Maroc-France: alors qu’un prudent dégel se profile, France 24 refait des siennes

Des reporters de la chaîne France 24.

Bras médiatique du ministère français des Affaires étrangères, la chaîne de télévision France 24 nous gratifie, une fois de plus, d’une interview-tremplin d’un pseudo-intellectuel marocain qui cache ses méfaits de droit commun derrière un épais voile d’activisme politique et d’auto-victimisation. Si le procédé est somme toute classique, le choix du moment est tout sauf innocent et interpelle à plus d’un titre.

Le 19/01/2024 à 15h35, mis à jour le 19/01/2024 à 15h51

Les enthousiastes des deux côtés de la Méditerranée, et ils sont nombreux, qui espéraient une reprise du cours normal des relations exceptionnelles entre le Maroc et la France devront tempérer leurs ardeurs. Alors que d’aucuns voyaient les prémices d’un dégel de la crise diplomatique entre Rabat et Paris, à la faveur notamment des derniers contacts entre les autorités des deux pays, la chaîne France 24, une émanation directe du ministère français des Affaires étrangères, vient suggérer que tout change… pour que rien ne change.

Jeudi 18 janvier 2024, la chaîne française, désormais sous la tutelle du nouveau chef de la diplomatie Stéphane Séjourné, à l’hostilité jadis franche vis-à-vis du Maroc, nous a gratifiés d’une interview accordée comme une tribune à Maâti Monjib, «opposant» habitué aux coups d’éclats médiatiques pour mieux cacher l’origine suspecte de sa fortune.
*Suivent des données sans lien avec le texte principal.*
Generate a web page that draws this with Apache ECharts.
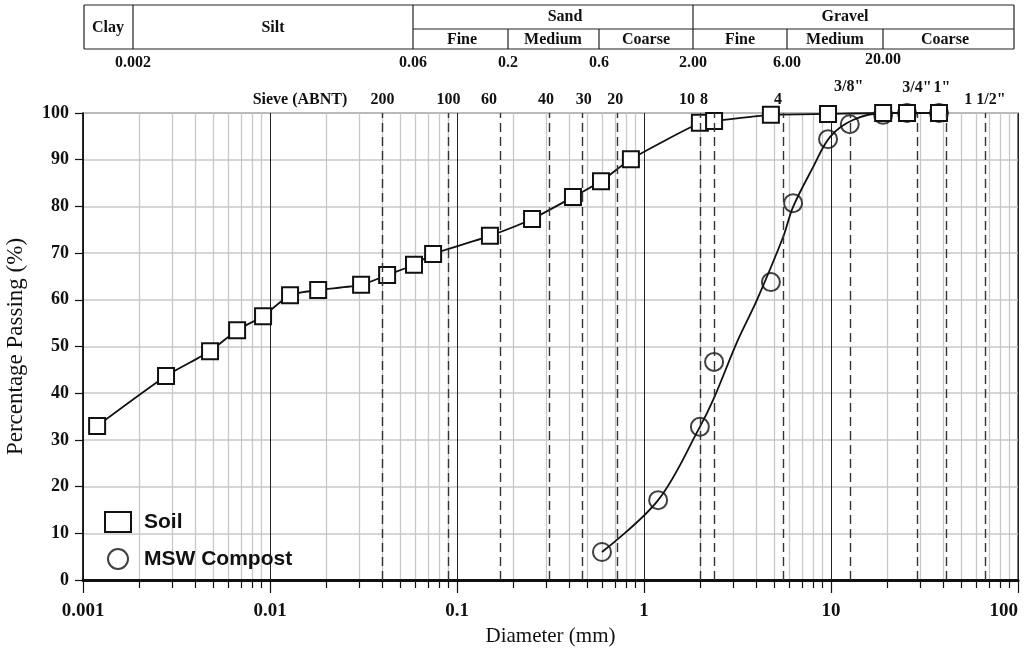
<!DOCTYPE html>
<html>
<head>
<meta charset="utf-8">
<script src="https://cdn.jsdelivr.net/npm/echarts@6/dist/echarts.min.js"></script>
<style>
  html, body { margin: 0; padding: 0; background: #fff; }
  #chart { width: 1030px; height: 654px; }
</style>
</head>
<body>
<div id="chart"></div>
<script>
// soil grain size curve
var soilSize = [0.00119, 0.00278, 0.00478, 0.00667, 0.00918, 0.0128, 0.0181, 0.0307, 0.0423, 0.0589, 0.0745,
    0.150, 0.252, 0.417, 0.589, 0.851, 1.99, 2.37, 4.77, 9.64, 19.0, 25.5, 37.8];
var soilPassing = [33.0, 43.7, 49.0, 53.5, 56.5, 61.0, 62.1, 63.2, 65.3, 67.5, 69.8,
    73.7, 77.3, 82.0, 85.4, 90.1, 97.9, 98.3, 99.6, 99.8, 100, 100, 100];

// compost measured points
var compostSize = [0.596, 1.19, 1.99, 2.37, 4.77, 6.27, 9.64, 12.6, 19.0, 25.5, 37.8];
var compostPassing = [6.0, 17.1, 32.8, 46.7, 63.8, 80.7, 94.4, 97.6, 99.6, 100, 100];

// compost fitted curve
var fitSize = [0.596, 1.19, 1.99, 2.34, 3.18, 4.02, 5.54, 6.27, 8.02, 9.89, 13.1, 19.0, 37.8];
var fitPassing = [6.0, 17.1, 32.8, 38.5, 51.4, 60.0, 73.4, 79.9, 88.4, 94.9, 98.5, 100, 100];

// sieve lines
var sieveLabels = ['200', '100', '60', '40', '30', '20', '10', '8', '4', '3/8"', '3/4"', '1"', '1 1/2"'];
var sieveSizes = [0.0383, 0.0906, 0.1655, 0.310, 0.466, 0.718, 1.99, 2.37, 5.54, 12.6, 28.8, 41.2, 66.6];
var sieveLabelOffsets = [[0, 0], [0, 0], [-11, 0], [-3, 0], [1, 0], [-2, 0], [-13, 0], [-10, 0], [-5, 0],
    [-1, -13], [0, -12], [-4, -12], [0, 0]];

var xTickLabels = ['0.001', '0.01', '0.1', '1', '10', '100'];
var yTicks = [0, 10, 20, 30, 40, 50, 60, 70, 80, 90, 100];

// classification table
var tableBounds = ['0.002', '0.06', '0.2', '0.6', '2.00', '6.00', '20.00'];
var tableBoundX = [133, 413, 508, 599, 693, 787, 883];

var SERIF = '"Liberation Serif", "Times New Roman", serif';
var SANS = '"Liberation Sans", Arial, sans-serif';

function zip(a, b) {
    return a.map(function (v, i) { return [v, b[i]]; });
}

var minorTicks = [];
[0.001, 0.01, 0.1, 1, 10].forEach(function (d) {
    for (var k = 2; k <= 9; k++) minorTicks.push(+(d * k).toPrecision(3));
});

var graphics = [];
function gline(x1, y1, x2, y2) {
    graphics.push({ type: 'line', silent: true, shape: { x1: x1, y1: y1, x2: x2, y2: y2 },
        style: { stroke: '#222', lineWidth: 1.2 } });
}
function gtext(t, x, y, size) {
    graphics.push({ type: 'text', silent: true, x: x, y: y,
        style: { text: t, fontFamily: SERIF, fontWeight: 'bold', fontSize: size || 16, fill: '#111',
            align: 'center', verticalAlign: 'middle' } });
}
gline(84, 5, 1014, 5);
gline(84, 49, 1014, 49);
gline(84, 5, 84, 49);
gline(1014, 5, 1014, 49);
gline(133, 5, 133, 49);
gline(413, 5, 413, 49);
gline(693, 5, 693, 49);
gline(413, 29, 1014, 29);
[508, 599, 787, 883].forEach(function (x) { gline(x, 29, x, 49); });
gtext('Clay', 108, 28);
gtext('Silt', 273, 28);
gtext('Sand', 565, 17);
gtext('Gravel', 845, 17);
gtext('Fine', 462, 40);
gtext('Medium', 553, 40);
gtext('Coarse', 646, 40);
gtext('Fine', 740, 40);
gtext('Medium', 835, 40);
gtext('Coarse', 945, 40);
tableBounds.forEach(function (t, i) {
    gtext(t, tableBoundX[i], i === 6 ? 60 : 63);
});
gtext('Sieve (ABNT)', 300, 100);

var myChart = echarts.init(document.getElementById('chart'));
var option = {
    backgroundColor: '#fff',
    animation: false,
    grid: {
        left: 83, right: 12, top: 113, bottom: 74, containLabel: false, outerBoundsMode: 'none',
        show: true, borderColor: '#222', borderWidth: 1.2
    },
    legend: {
        left: 99, top: 506, orient: 'vertical', itemWidth: 26, itemHeight: 20, itemGap: 15,
        data: [{ name: 'Soil', icon: 'rect' }, { name: 'MSW Compost', icon: 'circle' }],
        textStyle: { fontFamily: SANS, fontWeight: 'bold', fontSize: 21, color: '#111', padding: [0, 0, 0, 8] },
        itemStyle: { color: '#fff', borderColor: '#111', borderWidth: 2 }
    },
    xAxis: [
        {
            type: 'log', logBase: 10, min: 0.001, max: 100, position: 'bottom',
            name: 'Diameter (mm)', nameLocation: 'middle', nameGap: 45,
            nameTextStyle: { fontFamily: SERIF, fontSize: 21, color: '#111' },
            axisLine: { show: true, onZero: false, lineStyle: { color: '#111', width: 3 } },
            axisTick: { show: true, length: 13, lineStyle: { color: '#111', width: 1.2 } },
            axisLabel: {
                margin: 22, fontFamily: SERIF, fontWeight: 'bold', fontSize: 19, color: '#111',
                alignMaxLabel: 'right', hideOverlap: false,
                formatter: function (v, i) { return xTickLabels[i]; }
            },
            splitLine: { show: true, lineStyle: { color: '#222', width: 1 } }
        },
        {
            type: 'log', logBase: 10, min: 0.001, max: 100, position: 'bottom',
            axisLine: { show: false },
            axisTick: { show: true, length: 8, customValues: minorTicks, lineStyle: { color: '#111', width: 1.2 } },
            axisLabel: { show: false },
            splitLine: { show: true, lineStyle: { color: '#c8c8c8', width: 1.3 } }
        }
    ],
    yAxis: {
        type: 'value', min: 0, max: 100, interval: 10,
        name: 'Percentage Passing (%)', nameLocation: 'middle', nameGap: 56,
        nameTextStyle: { fontFamily: SERIF, fontSize: 23, color: '#111' },
        axisLine: { show: true, lineStyle: { color: '#111', width: 1.5 } },
        axisTick: { show: true, length: 8, lineStyle: { color: '#111', width: 1.2 } },
        axisLabel: {
            margin: 14, fontFamily: SERIF, fontWeight: 'bold', fontSize: 18, color: '#111',
            formatter: function (v) { return yTicks.indexOf(v) >= 0 ? String(v) : ''; }
        },
        splitLine: { show: true, lineStyle: { color: '#c8c8c8', width: 1.5 } }
    },
    series: [
        {
            name: 'sieves', type: 'line', data: [], z: 1, silent: true,
            markLine: {
                silent: true, symbol: 'none', animation: false,
                lineStyle: { type: [9, 5], color: '#333', width: 1.4 },
                label: {
                    show: true, position: 'end', distance: 5, formatter: '{b}',
                    fontFamily: SERIF, fontWeight: 'bold', fontSize: 16, color: '#111'
                },
                data: sieveSizes.map(function (v, i) {
                    return { name: sieveLabels[i], xAxis: v, label: { offset: sieveLabelOffsets[i] } };
                })
            }
        },
        {
            name: 'compostFit', type: 'line', data: zip(fitSize, fitPassing), z: 2,
            symbol: 'none', smooth: 0.35,
            lineStyle: { color: '#111', width: 1.8 }
        },
        {
            name: 'MSW Compost', type: 'scatter', data: zip(compostSize, compostPassing), z: 3,
            symbol: 'circle', symbolSize: 18,
            itemStyle: { color: 'rgba(0,0,0,0)', borderColor: '#111', borderWidth: 2 }
        },
        {
            name: 'Soil', type: 'line', data: zip(soilSize, soilPassing), z: 4,
            symbol: 'rect', symbolSize: 16, smooth: 0.2,
            lineStyle: { color: '#111', width: 1.8 },
            itemStyle: { color: '#fff', borderColor: '#111', borderWidth: 2 }
        }
    ],
    graphic: graphics
};
myChart.setOption(option, true);
</script>
</body>
</html>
Au Maroc, l’«historien» est sous le coup de la justice dans des affaires de droit commun, en l’occurrence de détournement de fonds. En France, il est occasionnellement ressorti des tiroirs à la seule fin d’attaquer le Maroc, ses institutions et sa monarchie. Le registre est évident: les droits de l’Homme.

Que nous apprend la chaîne française de nouveau? Absolument rien si ce n’est les mêmes accusations farfelues et les invectives sans fondements. Celles-ci veulent que le Maroc soit un État policier, où les renseignements tiennent le gouvernail d’un pays où le Roi est absent… Le tout par la bouche d’un Franco-Marocain de service qui se veut l’autoproclamé porte-étendard des valeurs de démocratie et de liberté d’expression. Franchement? La seule particularité d’une telle sortie reste, évidemment, son timing, au lendemain de la nomination par le président Emmanuel Macron d’un nouveau gouvernement sur lequel bien des espoirs étaient fondés s’agissant des relations Maroc-France.

En déroulant le tapis rouge à Maâti Monjib, plus connu pour ses frasques judiciaires que pour ses idées, le message du Quai d’Orsay, dont dépend la très étatique France 24, interpelle à tous les étages. Alors que bien des forces s’activent pour que les deux pays tournent définitivement la page de la crispation de leurs relations, il faut se résoudre à croire qu’en France certaines voix sont habilitées à freiner cette dynamique des quatre fers.

En offrant une tribune à un pseudo-opposant, Stéphane Séjourné, son équipe et ses médias veulent-ils nous rappeler que la cabale orchestrée contre le Maroc au Parlement européen avec, à la sortie, deux résolutions non contraignantes mais clairement hostiles au Maroc, entre le 19 janvier et le 16 février 2023, n’était pas une simple tactique, mais une politique d’État? Stéphane Séjourné n’était alors que le secrétaire général du parti Renaissance, député européen et président du groupe Renew. Mais il était également l’ancien conseiller (et toujours très proche) d’Emmanuel Macron.

Quand on sait que le réchauffement dans les relations entre Paris et Rabat est encore embryonnaire, on peut légitimement s’interroger sur les fins assignées à la tribune résolument hostile de France 24 contre le Royaume. Cherche-t-on à étouffer dans l’œuf le dégel en cours? Car donner libre antenne à un pseudo-intellectuel, qui, au demeurant, détient la nationalité française (un autre bien mal acquis) et n’hésite pas à servir le même vieux cocktail de vitupérations s’agissant du Maroc, n’est certainement pas le meilleur moyen d’entamer une nouvelle ère dans les relations entre les deux pays.